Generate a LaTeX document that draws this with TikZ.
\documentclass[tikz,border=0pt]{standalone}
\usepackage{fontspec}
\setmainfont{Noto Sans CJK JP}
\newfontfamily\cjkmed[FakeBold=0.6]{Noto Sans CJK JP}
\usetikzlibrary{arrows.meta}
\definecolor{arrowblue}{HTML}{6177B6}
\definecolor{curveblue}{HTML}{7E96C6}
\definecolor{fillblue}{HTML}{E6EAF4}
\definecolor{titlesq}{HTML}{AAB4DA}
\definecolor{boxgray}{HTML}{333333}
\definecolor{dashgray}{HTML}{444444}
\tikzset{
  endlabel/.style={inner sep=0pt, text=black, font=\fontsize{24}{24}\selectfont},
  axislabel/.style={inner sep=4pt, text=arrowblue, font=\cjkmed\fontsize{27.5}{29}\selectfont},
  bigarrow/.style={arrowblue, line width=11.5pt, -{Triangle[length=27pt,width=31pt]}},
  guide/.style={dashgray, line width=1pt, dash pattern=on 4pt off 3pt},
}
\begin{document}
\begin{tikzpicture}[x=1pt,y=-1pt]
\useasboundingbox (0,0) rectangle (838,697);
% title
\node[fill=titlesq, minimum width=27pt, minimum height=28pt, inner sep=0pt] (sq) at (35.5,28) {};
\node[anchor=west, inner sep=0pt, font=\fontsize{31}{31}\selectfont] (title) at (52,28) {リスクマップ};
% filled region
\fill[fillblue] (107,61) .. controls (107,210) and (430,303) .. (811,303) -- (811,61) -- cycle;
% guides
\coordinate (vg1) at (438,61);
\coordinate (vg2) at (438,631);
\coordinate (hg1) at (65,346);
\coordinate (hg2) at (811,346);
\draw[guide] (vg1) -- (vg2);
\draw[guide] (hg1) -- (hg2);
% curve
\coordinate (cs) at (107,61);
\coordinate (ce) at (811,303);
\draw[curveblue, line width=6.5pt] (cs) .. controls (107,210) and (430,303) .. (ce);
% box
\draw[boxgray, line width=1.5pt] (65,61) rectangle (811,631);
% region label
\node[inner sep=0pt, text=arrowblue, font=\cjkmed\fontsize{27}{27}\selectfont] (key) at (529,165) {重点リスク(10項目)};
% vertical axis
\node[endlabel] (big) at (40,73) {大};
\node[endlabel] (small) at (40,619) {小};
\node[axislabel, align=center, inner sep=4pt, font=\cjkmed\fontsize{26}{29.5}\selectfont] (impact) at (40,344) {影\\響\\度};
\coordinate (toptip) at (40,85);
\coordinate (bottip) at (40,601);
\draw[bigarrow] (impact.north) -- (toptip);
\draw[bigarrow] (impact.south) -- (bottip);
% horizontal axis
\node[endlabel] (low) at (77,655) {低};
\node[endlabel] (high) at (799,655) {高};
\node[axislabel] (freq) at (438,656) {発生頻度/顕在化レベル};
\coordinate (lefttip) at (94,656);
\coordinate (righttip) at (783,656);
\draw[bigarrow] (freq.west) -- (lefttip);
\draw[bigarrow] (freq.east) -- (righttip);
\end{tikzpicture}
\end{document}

+++++

> _REQUIREMENT_
Give back the whole listing exactly as it reads.

> _THE COMPLETED TASK_
Generate a LaTeX document that draws this with TikZ.
\documentclass[tikz,border=0pt]{standalone}
\usepackage{fontspec}
\setmainfont{Noto Sans CJK JP}
\newfontfamily\cjkmed[FakeBold=0.6]{Noto Sans CJK JP}
\usetikzlibrary{arrows.meta}
\definecolor{arrowblue}{HTML}{6177B6}
\definecolor{curveblue}{HTML}{7E96C6}
\definecolor{fillblue}{HTML}{E6EAF4}
\definecolor{titlesq}{HTML}{AAB4DA}
\definecolor{boxgray}{HTML}{333333}
\definecolor{dashgray}{HTML}{444444}
\tikzset{
  endlabel/.style={inner sep=0pt, text=black, font=\fontsize{24}{24}\selectfont},
  axislabel/.style={inner sep=4pt, text=arrowblue, font=\cjkmed\fontsize{27.5}{29}\selectfont},
  bigarrow/.style={arrowblue, line width=11.5pt, -{Triangle[length=27pt,width=31pt]}},
  guide/.style={dashgray, line width=1pt, dash pattern=on 4pt off 3pt},
}
\begin{document}
\begin{tikzpicture}[x=1pt,y=-1pt]
\useasboundingbox (0,0) rectangle (838,697);
% title
\node[fill=titlesq, minimum width=27pt, minimum height=28pt, inner sep=0pt] (sq) at (35.5,28) {};
\node[anchor=west, inner sep=0pt, font=\fontsize{31}{31}\selectfont] (title) at (52,28) {リスクマップ};
% filled region
\fill[fillblue] (107,61) .. controls (107,210) and (430,303) .. (811,303) -- (811,61) -- cycle;
% guides
\coordinate (vg1) at (438,61);
\coordinate (vg2) at (438,631);
\coordinate (hg1) at (65,346);
\coordinate (hg2) at (811,346);
\draw[guide] (vg1) -- (vg2);
\draw[guide] (hg1) -- (hg2);
% curve
\coordinate (cs) at (107,61);
\coordinate (ce) at (811,303);
\draw[curveblue, line width=6.5pt] (cs) .. controls (107,210) and (430,303) .. (ce);
% box
\draw[boxgray, line width=1.5pt] (65,61) rectangle (811,631);
% region label
\node[inner sep=0pt, text=arrowblue, font=\cjkmed\fontsize{27}{27}\selectfont] (key) at (529,165) {重点リスク(10項目)};
% vertical axis
\node[endlabel] (big) at (40,73) {大};
\node[endlabel] (small) at (40,619) {小};
\node[axislabel, align=center, inner sep=4pt, font=\cjkmed\fontsize{26}{29.5}\selectfont] (impact) at (40,344) {影\\響\\度};
\coordinate (toptip) at (40,85);
\coordinate (bottip) at (40,601);
\draw[bigarrow] (impact.north) -- (toptip);
\draw[bigarrow] (impact.south) -- (bottip);
% horizontal axis
\node[endlabel] (low) at (77,655) {低};
\node[endlabel] (high) at (799,655) {高};
\node[axislabel] (freq) at (438,656) {発生頻度/顕在化レベル};
\coordinate (lefttip) at (94,656);
\coordinate (righttip) at (783,656);
\draw[bigarrow] (freq.west) -- (lefttip);
\draw[bigarrow] (freq.east) -- (righttip);
\end{tikzpicture}
\end{document}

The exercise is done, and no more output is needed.